Do measures of reactive balance control predict falls in people with stroke returning to the community?

A Mansfield, J S Wong, W E McIlroy, L Biasin, K Brunton, M Bayley, E L Inness
Physiotherapy 2015, 101 (4): 373-80

OBJECTIVE: To determine if reactive balance control measures predict falls after discharge from stroke rehabilitation.

DESIGN: Prospective cohort study.

SETTING: Rehabilitation hospital and community.

PARTICIPANTS: Independently ambulatory individuals with stroke who were discharged home after inpatient rehabilitation (n=95).

MAIN OUTCOME MEASURES: Balance and gait measures were obtained from a clinical assessment at discharge from inpatient stroke rehabilitation. Measures of reactive balance control were obtained: (1) during quiet standing; (2) when walking; and (3) in response to large postural perturbations. Participants reported falls and activity levels up to 6 months post-discharge. Logistic and Poisson regressions were used to identify measures of reactive balance control that were related to falls post-discharge.

RESULTS: Decreased paretic limb contribution to standing balance control [rate ratio 0.8, 95% confidence interval (CI) 0.7 to 1.0; P=0.011], reduced between-limb synchronisation of quiet standing balance control (rate ratio 0.9, 95% CI 0.8 to 0.9; P<0.0001), increased step length variability (rate ratio 1.4, 95% CI 1.2 to 1.7; P=0.0011) and inability to step with the blocked limb (rate ratio 1.2, 95% CI 1.0 to 1.3; P=0.013) were significantly associated with increased fall rates when controlling for age, stroke severity, functional balance and daily walking activity.

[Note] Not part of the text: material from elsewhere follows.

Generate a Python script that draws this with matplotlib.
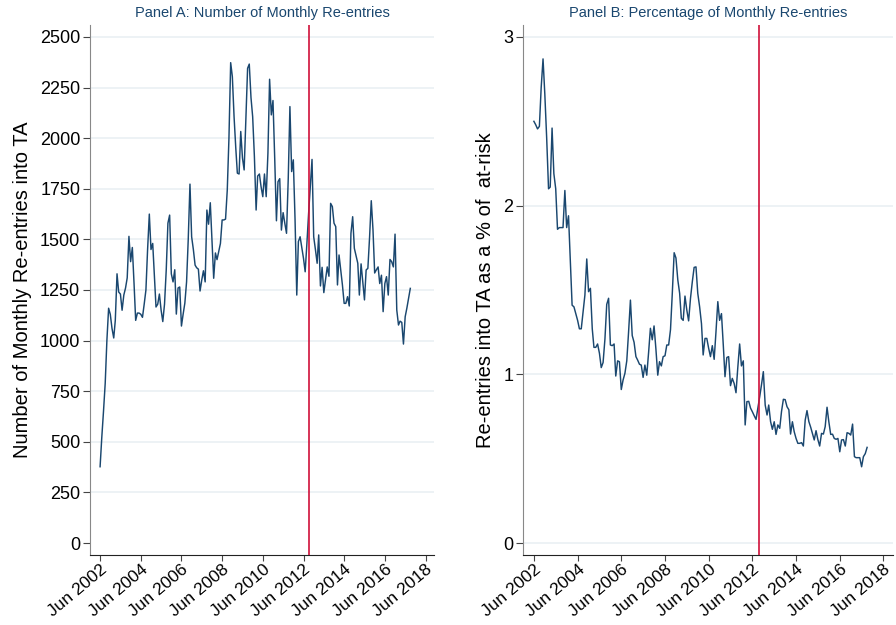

CONCLUSIONS: Impaired reactive balance control in standing and walking predicted increased risk of falls post-discharge from stroke rehabilitation. Specifically, measures that revealed the capacity of both limbs to respond to instability were related to increased risk of falls. These results suggest that post-stroke rehabilitation strategies for falls prevention should train responses to instability, and focus on remediating dyscontrol in the more-affected limb.